4. Hyper-local newcomer
A raved-about innovator on the craft beer scene is Vallilan Panimo, which brews its exclusive range in a former pharmaceutical plant in the industrial precinct of Vallila. Founded by Miika Haverinen – who turned his home-brewing hobby into a business two years ago – the six-man microbrewery produces small batches and sells most of its products within a radius of a couple of miles. “We really are craft-based, from bottling and labelling by hand to sales and marketing. We combine flavour and aesthetics,” explains Markus Koistinen, designer of the brand’s clean graphic identity and packaging. Focusing on its core IPA range, the brewery’s top products include critic-lauded Vallila Amber Ale and Kyyneleet (Finnish for “tears”), an English Pale Ale made for the Finnish rapper Eevil Stöö. The brewery has also created the official low-alcohol beer of Kulttuurisauna, a design-minded public sauna in Merihaka.
5. Little Bavaria
“Just like back home!” A group of German tourists praise the subtle hints of banana in the wheat beer at Bryggeri, a cosy restaurant and brewery in the heart of Helsinki’s historic centre. Bryggeri’s Weizen and other German-style beers owe their authentic flavours to the German-born brewer, Mathias Hüffner, who works his magic in front of an audience in the middle of the restaurant. “Visitors can see, taste, feel, and smell the brewing process right in front of them while they enjoy a nice Scandinavian meal.

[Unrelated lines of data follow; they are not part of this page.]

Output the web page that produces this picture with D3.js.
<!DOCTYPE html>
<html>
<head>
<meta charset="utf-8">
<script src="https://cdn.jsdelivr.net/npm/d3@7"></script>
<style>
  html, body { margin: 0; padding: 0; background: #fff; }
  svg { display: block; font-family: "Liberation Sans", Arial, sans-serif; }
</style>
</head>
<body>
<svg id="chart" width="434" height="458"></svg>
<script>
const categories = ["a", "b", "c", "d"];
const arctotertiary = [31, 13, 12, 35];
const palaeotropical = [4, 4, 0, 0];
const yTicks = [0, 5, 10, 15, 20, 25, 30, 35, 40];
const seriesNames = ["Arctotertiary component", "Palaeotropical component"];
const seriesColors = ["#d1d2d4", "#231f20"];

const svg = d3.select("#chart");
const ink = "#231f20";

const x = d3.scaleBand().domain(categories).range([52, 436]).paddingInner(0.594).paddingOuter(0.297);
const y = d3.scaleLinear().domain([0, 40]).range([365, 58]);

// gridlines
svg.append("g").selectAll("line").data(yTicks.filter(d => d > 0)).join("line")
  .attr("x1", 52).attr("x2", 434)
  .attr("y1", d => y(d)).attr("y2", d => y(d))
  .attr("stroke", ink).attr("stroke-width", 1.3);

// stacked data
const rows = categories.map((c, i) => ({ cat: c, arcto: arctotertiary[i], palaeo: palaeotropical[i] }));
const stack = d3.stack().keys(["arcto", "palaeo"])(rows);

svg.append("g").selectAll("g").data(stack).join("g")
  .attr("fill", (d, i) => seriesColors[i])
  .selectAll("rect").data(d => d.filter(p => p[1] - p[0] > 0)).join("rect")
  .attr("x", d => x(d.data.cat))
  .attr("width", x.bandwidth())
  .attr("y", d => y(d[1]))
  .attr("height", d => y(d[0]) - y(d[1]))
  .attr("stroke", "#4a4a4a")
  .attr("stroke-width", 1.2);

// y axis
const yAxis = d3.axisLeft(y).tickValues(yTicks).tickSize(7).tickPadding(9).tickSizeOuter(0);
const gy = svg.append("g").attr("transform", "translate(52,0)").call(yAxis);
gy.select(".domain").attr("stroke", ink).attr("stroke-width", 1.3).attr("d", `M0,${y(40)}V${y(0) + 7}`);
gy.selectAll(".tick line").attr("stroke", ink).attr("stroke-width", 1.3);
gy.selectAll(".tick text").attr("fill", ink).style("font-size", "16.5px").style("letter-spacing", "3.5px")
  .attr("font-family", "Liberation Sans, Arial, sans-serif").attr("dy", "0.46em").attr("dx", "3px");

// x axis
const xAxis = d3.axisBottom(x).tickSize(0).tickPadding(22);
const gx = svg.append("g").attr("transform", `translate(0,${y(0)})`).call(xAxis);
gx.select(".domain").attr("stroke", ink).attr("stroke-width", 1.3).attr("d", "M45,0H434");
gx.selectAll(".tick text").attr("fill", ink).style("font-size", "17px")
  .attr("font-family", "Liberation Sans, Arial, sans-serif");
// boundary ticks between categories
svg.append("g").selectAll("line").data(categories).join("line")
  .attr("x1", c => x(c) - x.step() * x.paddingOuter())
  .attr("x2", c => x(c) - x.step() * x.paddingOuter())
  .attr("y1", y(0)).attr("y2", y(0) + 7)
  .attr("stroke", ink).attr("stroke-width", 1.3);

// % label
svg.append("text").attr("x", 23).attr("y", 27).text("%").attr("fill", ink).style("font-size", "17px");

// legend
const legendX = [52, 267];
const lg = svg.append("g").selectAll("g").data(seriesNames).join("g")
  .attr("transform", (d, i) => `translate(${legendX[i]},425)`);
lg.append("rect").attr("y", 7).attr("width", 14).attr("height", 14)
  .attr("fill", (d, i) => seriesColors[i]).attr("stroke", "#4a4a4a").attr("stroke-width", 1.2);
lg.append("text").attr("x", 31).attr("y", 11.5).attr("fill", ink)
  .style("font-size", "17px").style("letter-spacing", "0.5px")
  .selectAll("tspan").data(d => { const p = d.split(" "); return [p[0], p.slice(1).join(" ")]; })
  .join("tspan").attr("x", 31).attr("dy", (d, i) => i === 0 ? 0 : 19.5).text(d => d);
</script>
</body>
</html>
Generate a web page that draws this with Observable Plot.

We put love into our beer and food pairings,” says Managing Director and beer sommelier Olli Majanen. “We brew beers that we ourselves would like to drink. Purity, quality, and clean flavours are our calling card – we don’t pull any fancy tricks with wild yeast or berries,” he adds. “But we do experiment. Our 8.8% Rosé is a wine-beer hybrid spiced with hibiscus tea. It tastes like a German Riesling, but with a nice kick of hops at the back of your tongue.”
6. A brewer’s tale
No visit to Helsinki would be complete without a ferry trip to the island fortress of Suomenlinna, a UNESCO World Heritage site. Also mandatory is a stop at Helsinki’s oldest microbrewery housed in the pink stone barracks a few steps from the pier. Suomenlinna Brewery was founded in 1995, as soon as craft brewing was permitted in Finland. “The location was a perfect match. Finland’s first breweries were built on the island to quench the thirst of Swedish soldiers building the fort in the 18th century,” explains Brewing Director Jussi Heikkilä. Today bottling takes place on the mainland, but the microbrewery remains very much a handcrafting passion project. “Every malt bag, every batch, and every bottle is touched by the brewer’s very own hands. We know what’s in every bottle, and we can stand behind it.” Being Helsinki’s oldest craft brewery, the seven-strong team relies on the recipe that has carried them through a quarter century: “Pure, basic beers concentrating on quality.”